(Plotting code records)
** Start **

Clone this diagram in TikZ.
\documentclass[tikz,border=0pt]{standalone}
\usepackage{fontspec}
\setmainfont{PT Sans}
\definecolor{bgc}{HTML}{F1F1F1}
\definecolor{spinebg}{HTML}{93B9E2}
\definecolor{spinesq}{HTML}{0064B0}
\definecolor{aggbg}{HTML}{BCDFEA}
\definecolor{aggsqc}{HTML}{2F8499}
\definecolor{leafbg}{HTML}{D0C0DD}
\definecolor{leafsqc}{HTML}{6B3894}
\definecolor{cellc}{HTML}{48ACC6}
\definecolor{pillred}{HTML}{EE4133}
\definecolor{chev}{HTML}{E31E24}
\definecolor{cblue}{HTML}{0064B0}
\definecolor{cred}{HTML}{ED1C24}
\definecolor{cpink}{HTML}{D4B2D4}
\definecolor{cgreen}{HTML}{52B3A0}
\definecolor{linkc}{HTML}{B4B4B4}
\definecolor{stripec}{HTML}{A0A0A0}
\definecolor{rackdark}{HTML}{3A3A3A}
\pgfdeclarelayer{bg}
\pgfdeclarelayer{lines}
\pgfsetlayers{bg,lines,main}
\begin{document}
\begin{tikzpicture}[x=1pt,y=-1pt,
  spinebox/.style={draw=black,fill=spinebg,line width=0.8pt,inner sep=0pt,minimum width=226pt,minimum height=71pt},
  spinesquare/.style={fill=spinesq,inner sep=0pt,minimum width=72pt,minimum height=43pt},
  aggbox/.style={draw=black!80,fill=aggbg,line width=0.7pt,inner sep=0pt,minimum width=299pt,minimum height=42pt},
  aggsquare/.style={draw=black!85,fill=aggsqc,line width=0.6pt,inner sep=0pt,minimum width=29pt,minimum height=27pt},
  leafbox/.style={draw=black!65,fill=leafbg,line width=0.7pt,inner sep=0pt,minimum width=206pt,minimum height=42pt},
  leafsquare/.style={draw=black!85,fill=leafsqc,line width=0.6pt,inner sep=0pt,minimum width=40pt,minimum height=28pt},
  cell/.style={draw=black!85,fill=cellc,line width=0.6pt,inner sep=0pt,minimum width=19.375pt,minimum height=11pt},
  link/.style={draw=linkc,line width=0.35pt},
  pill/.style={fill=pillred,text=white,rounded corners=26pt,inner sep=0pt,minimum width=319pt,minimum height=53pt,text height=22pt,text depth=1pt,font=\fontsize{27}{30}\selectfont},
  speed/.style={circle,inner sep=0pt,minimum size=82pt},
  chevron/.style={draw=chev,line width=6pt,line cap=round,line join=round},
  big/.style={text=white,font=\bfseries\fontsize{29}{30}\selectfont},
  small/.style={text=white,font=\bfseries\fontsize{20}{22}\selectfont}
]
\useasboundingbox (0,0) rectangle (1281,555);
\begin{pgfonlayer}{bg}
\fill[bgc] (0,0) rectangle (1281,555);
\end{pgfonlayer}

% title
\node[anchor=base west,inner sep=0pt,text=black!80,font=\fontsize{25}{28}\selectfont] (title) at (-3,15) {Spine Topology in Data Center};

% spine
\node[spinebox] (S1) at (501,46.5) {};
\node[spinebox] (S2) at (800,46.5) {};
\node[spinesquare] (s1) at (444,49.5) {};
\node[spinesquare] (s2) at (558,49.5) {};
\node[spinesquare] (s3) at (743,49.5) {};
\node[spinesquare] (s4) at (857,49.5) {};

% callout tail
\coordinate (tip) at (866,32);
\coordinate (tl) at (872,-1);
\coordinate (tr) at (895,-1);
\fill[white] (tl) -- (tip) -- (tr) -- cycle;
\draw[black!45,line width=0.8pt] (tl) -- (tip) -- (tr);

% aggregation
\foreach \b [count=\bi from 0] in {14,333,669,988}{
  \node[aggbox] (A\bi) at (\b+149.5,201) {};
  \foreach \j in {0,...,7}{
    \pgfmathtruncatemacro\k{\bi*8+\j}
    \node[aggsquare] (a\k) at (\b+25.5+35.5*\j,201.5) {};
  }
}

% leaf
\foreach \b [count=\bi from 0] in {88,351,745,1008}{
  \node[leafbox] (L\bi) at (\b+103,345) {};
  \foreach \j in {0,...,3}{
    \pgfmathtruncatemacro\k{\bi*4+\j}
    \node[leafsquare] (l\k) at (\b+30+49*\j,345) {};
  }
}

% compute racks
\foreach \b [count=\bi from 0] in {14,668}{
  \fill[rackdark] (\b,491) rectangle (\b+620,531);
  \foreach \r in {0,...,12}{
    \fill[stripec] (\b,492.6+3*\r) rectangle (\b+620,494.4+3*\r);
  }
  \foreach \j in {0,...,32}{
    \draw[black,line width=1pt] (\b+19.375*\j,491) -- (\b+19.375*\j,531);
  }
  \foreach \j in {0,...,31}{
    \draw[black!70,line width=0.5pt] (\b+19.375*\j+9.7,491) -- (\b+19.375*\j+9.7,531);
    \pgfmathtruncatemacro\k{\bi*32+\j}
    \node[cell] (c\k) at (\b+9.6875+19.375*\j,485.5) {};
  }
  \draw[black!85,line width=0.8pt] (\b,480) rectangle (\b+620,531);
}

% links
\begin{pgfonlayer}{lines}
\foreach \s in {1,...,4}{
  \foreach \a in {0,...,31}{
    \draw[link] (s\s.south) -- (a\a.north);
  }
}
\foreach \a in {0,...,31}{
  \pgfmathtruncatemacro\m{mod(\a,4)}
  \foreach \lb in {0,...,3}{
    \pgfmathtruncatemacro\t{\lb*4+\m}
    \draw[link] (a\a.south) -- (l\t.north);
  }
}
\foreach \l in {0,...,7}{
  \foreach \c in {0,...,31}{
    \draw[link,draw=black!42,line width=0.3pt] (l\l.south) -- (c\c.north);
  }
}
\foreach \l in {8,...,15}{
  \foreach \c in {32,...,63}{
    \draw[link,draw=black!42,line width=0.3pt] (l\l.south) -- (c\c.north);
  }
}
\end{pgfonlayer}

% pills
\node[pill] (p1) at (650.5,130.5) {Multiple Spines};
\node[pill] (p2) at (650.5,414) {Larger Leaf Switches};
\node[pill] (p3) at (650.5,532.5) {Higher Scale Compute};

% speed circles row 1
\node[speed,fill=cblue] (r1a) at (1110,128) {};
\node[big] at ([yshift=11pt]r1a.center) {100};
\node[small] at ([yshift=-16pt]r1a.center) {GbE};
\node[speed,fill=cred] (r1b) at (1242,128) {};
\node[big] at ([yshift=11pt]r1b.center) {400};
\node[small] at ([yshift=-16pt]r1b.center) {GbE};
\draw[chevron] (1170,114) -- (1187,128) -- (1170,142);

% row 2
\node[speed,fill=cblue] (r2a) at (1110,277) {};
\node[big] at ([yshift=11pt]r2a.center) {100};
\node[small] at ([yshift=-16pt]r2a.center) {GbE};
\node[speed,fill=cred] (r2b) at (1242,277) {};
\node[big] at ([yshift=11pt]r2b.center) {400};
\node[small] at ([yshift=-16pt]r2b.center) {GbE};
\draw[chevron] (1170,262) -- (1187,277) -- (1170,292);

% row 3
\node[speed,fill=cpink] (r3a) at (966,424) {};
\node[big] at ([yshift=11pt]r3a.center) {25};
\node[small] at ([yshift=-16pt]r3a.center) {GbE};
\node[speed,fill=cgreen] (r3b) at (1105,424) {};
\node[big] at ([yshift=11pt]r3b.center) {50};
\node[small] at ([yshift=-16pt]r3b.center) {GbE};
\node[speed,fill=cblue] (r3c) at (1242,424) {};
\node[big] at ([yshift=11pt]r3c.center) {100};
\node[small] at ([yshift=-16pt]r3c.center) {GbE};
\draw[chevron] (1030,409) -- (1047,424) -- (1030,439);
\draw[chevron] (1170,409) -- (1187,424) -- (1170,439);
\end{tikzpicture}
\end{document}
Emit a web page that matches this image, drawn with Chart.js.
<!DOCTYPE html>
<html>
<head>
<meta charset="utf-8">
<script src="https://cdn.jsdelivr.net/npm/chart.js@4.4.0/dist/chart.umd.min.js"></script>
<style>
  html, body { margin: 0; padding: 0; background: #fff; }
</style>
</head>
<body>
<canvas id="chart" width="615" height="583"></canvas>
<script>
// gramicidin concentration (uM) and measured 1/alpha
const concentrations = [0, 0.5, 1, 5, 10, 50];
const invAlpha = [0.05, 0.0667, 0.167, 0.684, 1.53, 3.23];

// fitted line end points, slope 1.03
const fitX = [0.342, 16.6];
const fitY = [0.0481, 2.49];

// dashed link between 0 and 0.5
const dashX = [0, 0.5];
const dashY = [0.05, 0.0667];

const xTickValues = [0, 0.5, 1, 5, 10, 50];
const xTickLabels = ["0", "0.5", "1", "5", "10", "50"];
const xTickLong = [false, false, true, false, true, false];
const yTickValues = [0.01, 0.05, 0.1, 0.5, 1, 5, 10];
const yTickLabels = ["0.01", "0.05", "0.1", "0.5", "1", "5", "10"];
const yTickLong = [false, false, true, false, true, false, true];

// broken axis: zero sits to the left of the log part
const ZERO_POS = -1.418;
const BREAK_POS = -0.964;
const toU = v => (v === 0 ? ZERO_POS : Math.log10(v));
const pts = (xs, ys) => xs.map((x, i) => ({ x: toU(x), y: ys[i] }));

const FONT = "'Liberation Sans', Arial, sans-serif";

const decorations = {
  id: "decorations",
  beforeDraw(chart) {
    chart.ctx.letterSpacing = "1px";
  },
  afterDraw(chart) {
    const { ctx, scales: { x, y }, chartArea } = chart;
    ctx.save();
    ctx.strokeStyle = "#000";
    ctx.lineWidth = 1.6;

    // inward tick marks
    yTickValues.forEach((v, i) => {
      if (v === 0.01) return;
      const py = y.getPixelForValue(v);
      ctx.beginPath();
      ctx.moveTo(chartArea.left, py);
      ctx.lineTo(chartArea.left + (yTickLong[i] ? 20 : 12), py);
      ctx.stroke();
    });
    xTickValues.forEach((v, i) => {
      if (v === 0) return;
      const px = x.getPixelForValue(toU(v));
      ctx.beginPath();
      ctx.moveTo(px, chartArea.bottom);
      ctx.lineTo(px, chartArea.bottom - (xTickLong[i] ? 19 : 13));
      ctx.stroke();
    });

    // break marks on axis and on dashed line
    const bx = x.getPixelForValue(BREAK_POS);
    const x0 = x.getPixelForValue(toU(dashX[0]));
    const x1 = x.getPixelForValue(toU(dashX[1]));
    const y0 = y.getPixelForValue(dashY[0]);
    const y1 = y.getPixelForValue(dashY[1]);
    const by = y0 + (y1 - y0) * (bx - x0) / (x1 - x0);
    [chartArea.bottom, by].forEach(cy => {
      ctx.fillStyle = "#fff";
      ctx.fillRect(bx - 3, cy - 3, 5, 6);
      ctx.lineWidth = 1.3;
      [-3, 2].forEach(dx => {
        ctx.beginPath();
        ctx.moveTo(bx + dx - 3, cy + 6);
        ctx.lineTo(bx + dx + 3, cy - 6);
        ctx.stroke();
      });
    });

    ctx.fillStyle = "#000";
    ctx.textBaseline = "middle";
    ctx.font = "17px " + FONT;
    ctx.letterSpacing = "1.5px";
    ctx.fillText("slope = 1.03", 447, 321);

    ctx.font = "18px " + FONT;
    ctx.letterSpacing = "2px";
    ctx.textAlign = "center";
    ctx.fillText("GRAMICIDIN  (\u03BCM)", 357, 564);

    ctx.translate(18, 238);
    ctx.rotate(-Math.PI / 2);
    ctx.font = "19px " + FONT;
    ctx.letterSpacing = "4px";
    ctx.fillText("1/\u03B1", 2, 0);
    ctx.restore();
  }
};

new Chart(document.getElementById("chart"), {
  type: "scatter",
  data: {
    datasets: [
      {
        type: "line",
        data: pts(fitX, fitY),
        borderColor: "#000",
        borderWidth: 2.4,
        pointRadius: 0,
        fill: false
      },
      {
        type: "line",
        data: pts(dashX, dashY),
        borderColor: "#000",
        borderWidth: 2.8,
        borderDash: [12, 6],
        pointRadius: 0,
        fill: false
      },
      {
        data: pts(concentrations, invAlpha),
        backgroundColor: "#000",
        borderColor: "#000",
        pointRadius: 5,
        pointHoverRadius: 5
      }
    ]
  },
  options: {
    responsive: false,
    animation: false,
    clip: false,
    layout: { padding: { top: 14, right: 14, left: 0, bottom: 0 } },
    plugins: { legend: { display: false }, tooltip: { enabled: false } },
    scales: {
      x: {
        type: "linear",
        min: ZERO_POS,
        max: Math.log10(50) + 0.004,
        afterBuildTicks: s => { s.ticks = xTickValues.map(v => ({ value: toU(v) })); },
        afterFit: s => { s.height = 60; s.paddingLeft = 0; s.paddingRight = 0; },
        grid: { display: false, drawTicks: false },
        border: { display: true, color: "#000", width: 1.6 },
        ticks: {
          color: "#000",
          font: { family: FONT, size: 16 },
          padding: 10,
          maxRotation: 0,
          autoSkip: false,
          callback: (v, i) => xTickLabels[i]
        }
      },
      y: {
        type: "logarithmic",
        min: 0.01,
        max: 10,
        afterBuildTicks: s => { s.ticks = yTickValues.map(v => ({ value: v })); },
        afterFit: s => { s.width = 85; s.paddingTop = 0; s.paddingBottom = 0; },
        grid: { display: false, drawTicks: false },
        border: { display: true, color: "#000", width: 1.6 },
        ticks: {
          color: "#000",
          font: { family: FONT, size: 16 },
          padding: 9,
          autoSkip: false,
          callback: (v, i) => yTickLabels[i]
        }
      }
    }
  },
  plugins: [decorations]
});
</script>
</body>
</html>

** End **

▶ [WHAT TO PRODUCE]: The lines to quote run from the one containing "Emit a web page" to the one containing "true, false, true];". Quote them exactly, with both of those lines, and nothing else.

▶ [RESULT OF THE EXERCISE]:
Emit a web page that matches this image, drawn with Chart.js.
<!DOCTYPE html>
<html>
<head>
<meta charset="utf-8">
<script src="https://cdn.jsdelivr.net/npm/chart.js@4.4.0/dist/chart.umd.min.js"></script>
<style>
  html, body { margin: 0; padding: 0; background: #fff; }
</style>
</head>
<body>
<canvas id="chart" width="615" height="583"></canvas>
<script>
// gramicidin concentration (uM) and measured 1/alpha
const concentrations = [0, 0.5, 1, 5, 10, 50];
const invAlpha = [0.05, 0.0667, 0.167, 0.684, 1.53, 3.23];

// fitted line end points, slope 1.03
const fitX = [0.342, 16.6];
const fitY = [0.0481, 2.49];

// dashed link between 0 and 0.5
const dashX = [0, 0.5];
const dashY = [0.05, 0.0667];

const xTickValues = [0, 0.5, 1, 5, 10, 50];
const xTickLabels = ["0", "0.5", "1", "5", "10", "50"];
const xTickLong = [false, false, true, false, true, false];
const yTickValues = [0.01, 0.05, 0.1, 0.5, 1, 5, 10];
const yTickLabels = ["0.01", "0.05", "0.1", "0.5", "1", "5", "10"];
const yTickLong = [false, false, true, false, true, false, true];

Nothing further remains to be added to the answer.